After an hour or so of fiddling around with the config files, xf86config (remember that?), making sure that the correct packages were installed I gave him a quick run-though of how the system worked. As he had come from a DOS/Windows background I'd configured everything to look pretty similar, and showed how the basic commands worked (use "ls" instead of "dir", "cd" works about the same, "rm" instead of "del" and so forth) and gave a quick guided tour of XWindows, X11Amp and the other installed goodies.

He collared me the next day: "I thought you said this Linux stuff was stable. I restarted it and now I can't get back in! It's shit!"

On further investigation what he had done became apparent. He'd had a wander through the file system, picked some files that "didn't look important" (including /etc/passwd in this case) and deleted them to free up a bit of space.

This doesn't just happen with Linux. A year or so later the Telecoms manager at my company phoned me because his PC wouldn't boot any more. He'd been trying to upgrade Internet Explorer to the latest version and had run out of space on his C:\ drive. He'd managed to find a folder that didn't look that important but "had a lot of stuff in" it that he "didn't need" and deleted it. His PC had crashed part-way through and now it wouldn't start any more. Sadly the junk folder he'd chosen was called C:\WINDOWS.

OK, so these are vaguely amusing war stories but what is my point? Well, my point is this: Users don't understand operating systems. I'd go as far as to say that they shouldn't actually have to. In the majority of cases the best thing that a user can do is to not mess with the underlying OS at all. Hiding as much of it as possible from them is A Very Good Thing Indeed.

As is traditional at this point, lets turn to our old friend the analogy. Many people drive cars. You sit down, turn the ignition, grab the steering wheel, press down the accellerator and off you go (yes, I know that there is a little more to it than that, but you get the general idea). Now, how many drivers could strip an engine? How about the gears, know how they work? Could you strip the gearbox down if you needed to and reassemble it in a working condition afterwards?

The fact is that you don't need to know the mechanics of a car in order to drive one.

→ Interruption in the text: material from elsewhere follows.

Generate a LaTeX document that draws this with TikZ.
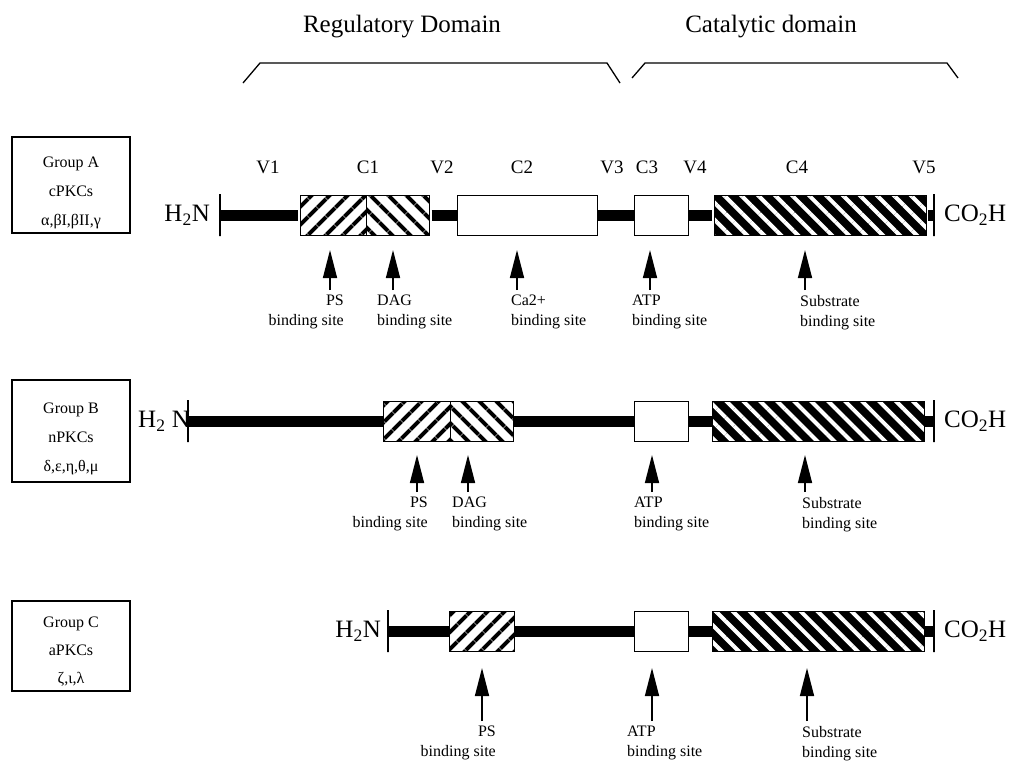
\documentclass[tikz,border=0pt]{standalone}
\usepackage{fontspec}
\setmainfont{Liberation Serif}
\usetikzlibrary{positioning,patterns.meta,arrows.meta}

\begin{document}
\begin{tikzpicture}[x=1pt,y=-1pt,
    dom/.style={draw, line width=.9pt, minimum height=40pt, inner sep=0pt, anchor=west},
    hatchR/.style={pattern={Lines[angle=45,distance=13pt,line width=4.5pt]}},
    hatchL/.style={pattern={Lines[angle=-45,distance=13pt,line width=4.5pt]}},
    hatchK/.style={preaction={fill=black}, pattern={Lines[angle=-45,distance=12pt,line width=4pt]}, pattern color=white},
    endbar/.style={draw, line width=1.3pt, minimum width=0pt, minimum height=42pt, inner sep=0pt},
    backbone/.style={line width=11pt},
    site/.style={-{Triangle[length=28pt,width=14pt]}, line width=1.5pt, shorten <=4pt},
    brace/.style={line width=1.3pt}]

  \useasboundingbox (0,0) rectangle (1015,761);

  % domain titles
  \begin{scope}[every node/.style={font=\fontsize{25}{30}\selectfont}]
    \node (reg) at (402,27) {Regulatory Domain};
    \node (cat) at (771,27) {Catalytic domain};
  \end{scope}
  \draw[brace] (243,83) -- (260,63) -- (607,63) -- (620,83);
  \draw[brace] (632,78) -- (645,63) -- (947,63) -- (958,78);

  % group boxes
  \begin{scope}[every node/.style={draw, line width=1.4pt, minimum width=118pt, align=center,
      inner sep=3pt, text height=84pt, font=\fontsize{16}{29}\selectfont}]
    \node[minimum height=96pt]  (grpA) at (71,185) {Group A\\cPKCs\\α,βI,βII,γ};
    \node[minimum height=102pt] (grpB) at (71,431) {Group B\\nPKCs\\δ,ε,η,θ,μ};
    \node[minimum height=90pt, text height=78pt, font=\fontsize{16}{28}\selectfont]
      (grpC) at (71,646) {Group C\\aPKCs\\ζ,ι,λ};
  \end{scope}

  % region labels
  \begin{scope}[every node/.style={font=\fontsize{19}{22}\selectfont}]
    \node (v1) at (268,167) {V1};
    \node (c1) at (368,167) {C1};
    \node (v2) at (442,167) {V2};
    \node (c2) at (522,167) {C2};
    \node (v3) at (612,167) {V3};
    \node (c3) at (647,167) {C3};
    \node (v4) at (695,167) {V4};
    \node (c4) at (797,167) {C4};
    \node (v5) at (924,167) {V5};
  \end{scope}

  % group A
  \node[endbar] (A-n) at (220,215) {};
  \node[dom, hatchR, minimum width=66pt]  (A-c1l) at (298,215) {};
  \node[dom, hatchL, minimum width=63pt]  (A-c1r) at (364,215) {};
  \node[dom, minimum width=140pt]         (A-c2)  at (457,215) {};
  \node[dom, minimum width=54pt]          (A-c3)  at (634,215) {};
  \node[dom, hatchK, minimum width=212pt] (A-c4)  at (712,215) {};
  \node[endbar] (A-c) at (934,215) {};
  \draw[backbone] (A-n) -- (A-c1l);
  \draw[backbone] (A-c1r) -- (A-c2);
  \draw[backbone] (A-c2) -- (A-c3);
  \draw[backbone] (A-c3) -- (A-c4);
  \draw[backbone] (A-c4) -- (A-c);

  % group B
  \node[endbar] (B-n) at (188,421) {};
  \node[dom, hatchR, minimum width=67pt]  (B-c1l) at (383,421) {};
  \node[dom, hatchL, minimum width=63pt]  (B-c1r) at (450,421) {};
  \node[dom, minimum width=54pt]          (B-c3)  at (634,421) {};
  \node[dom, hatchK, minimum width=212pt] (B-c4)  at (712,421) {};
  \node[endbar] (B-c) at (934,421) {};
  \draw[backbone] (B-n) -- (B-c1l);
  \draw[backbone] (B-c1r) -- (B-c3);
  \draw[backbone] (B-c3) -- (B-c4);
  \draw[backbone] (B-c4) -- (B-c);

  % group C
  \node[endbar] (C-n) at (388,631) {};
  \node[dom, hatchR, minimum width=65pt]  (C-c1)  at (449,631) {};
  \node[dom, minimum width=54pt]          (C-c3)  at (634,631) {};
  \node[dom, hatchK, minimum width=212pt] (C-c4)  at (712,631) {};
  \node[endbar] (C-c) at (934,631) {};
  \draw[backbone] (C-n) -- (C-c1);
  \draw[backbone] (C-c1) -- (C-c3);
  \draw[backbone] (C-c3) -- (C-c4);
  \draw[backbone] (C-c4) -- (C-c);

  % termini
  \begin{scope}[every node/.style={font=\fontsize{25}{30}\selectfont}]
    \node[left=6pt of A-n]  (A-h2n)  {H\textsubscript{2}N};
    \node[right=6pt of A-c] (A-co2h) {CO\textsubscript{2}H};
    \node[left=-6pt of B-n] (B-h2n)  {H\textsubscript{2} N};
    \node[right=6pt of B-c] (B-co2h) {CO\textsubscript{2}H};
    \node[left=3pt of C-n]  (C-h2n)  {H\textsubscript{2}N};
    \node[right=6pt of C-c] (C-co2h) {CO\textsubscript{2}H};
  \end{scope}

  % binding sites
  \coordinate (A-ps)  at (330,250);
  \coordinate (A-dag) at (393,250);
  \coordinate (A-ca)  at (517,250);
  \coordinate (A-atp) at (650,250);
  \coordinate (A-sub) at (805,250);
  \coordinate (B-ps)  at (417,455);
  \coordinate (B-dag) at (468,455);
  \coordinate (B-atp) at (652,455);
  \coordinate (B-sub) at (805,455);
  \coordinate (C-ps)  at (482,668);
  \coordinate (C-atp) at (652,668);
  \coordinate (C-sub) at (807,668);

  \begin{scope}[every node/.style={font=\fontsize{16}{20}\selectfont, inner sep=1pt}]
    \node[anchor=north east, align=right] (A-psl)  at (345,294) {PS\\binding site};
    \node[anchor=north west, align=left]  (A-dagl) at (376,294) {DAG\\binding site};
    \node[anchor=north west, align=left]  (A-cal)  at (510,294) {Ca2+\\binding site};
    \node[anchor=north west, align=left]  (A-atpl) at (631,294) {ATP\\binding site};
    \node[anchor=north west, align=left]  (A-subl) at (799,294) {Substrate\\binding site};

    \node[anchor=north east, align=right] (B-psl)  at (429,496) {PS\\binding site};
    \node[anchor=north west, align=left]  (B-dagl) at (451,496) {DAG\\binding site};
    \node[anchor=north west, align=left]  (B-atpl) at (633,496) {ATP\\binding site};
    \node[anchor=north west, align=left]  (B-subl) at (801,496) {Substrate\\binding site};

    \node[anchor=north east, align=right] (C-psl)  at (497,725) {PS\\binding site};
    \node[anchor=north west, align=left]  (C-atpl) at (626,725) {ATP\\binding site};
    \node[anchor=north west, align=left]  (C-subl) at (801,725) {Substrate\\binding site};
  \end{scope}

  \draw[site] (A-ps |- A-psl.north)   -- (A-ps);
  \draw[site] (A-dag |- A-dagl.north) -- (A-dag);
  \draw[site] (A-ca |- A-cal.north)   -- (A-ca);
  \draw[site] (A-atp |- A-atpl.north) -- (A-atp);
  \draw[site] (A-sub |- A-subl.north) -- (A-sub);
  \draw[site] (B-ps |- B-psl.north)   -- (B-ps);
  \draw[site] (B-dag |- B-dagl.north) -- (B-dag);
  \draw[site] (B-atp |- B-atpl.north) -- (B-atp);
  \draw[site] (B-sub |- B-subl.north) -- (B-sub);
  \begin{scope}[shorten <=15pt]
    \draw[site] (C-ps |- C-psl.north)   -- (C-ps);
    \draw[site] (C-atp |- C-atpl.north) -- (C-atp);
    \draw[site] (C-sub |- C-subl.north) -- (C-sub);
  \end{scope}

\end{tikzpicture}
\end{document}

Although anyone could pop open the bonnet and have a root around inside most people don't. If there is a problem, they take it to a garage.

Of course, some people DO tinker with their cars. They take a great deal of pride in being able to maintain and even customise their car. Is what they do easy? Of course not. Can anyone do it? No. Only an idiot would imagine that everyone can do everything, some degree of knowledge or learning may be required. This isn't meant to be an insult, but it is a fact.

To come back to the point of the analogy, is the Car any less useful because people don't understand how it works? Of course not.

This follows through to computers. Most people can use their computer quite happily with no idea of the underlying mechanisms. If they have problems then they can get in touch with their friendly neighbourhood technician. There is nothing stopping them learning about it if they want, just don't expect it to be easy. Just like a car, an operating system (and its component parts) is made to fulfil a function, not to be played around with.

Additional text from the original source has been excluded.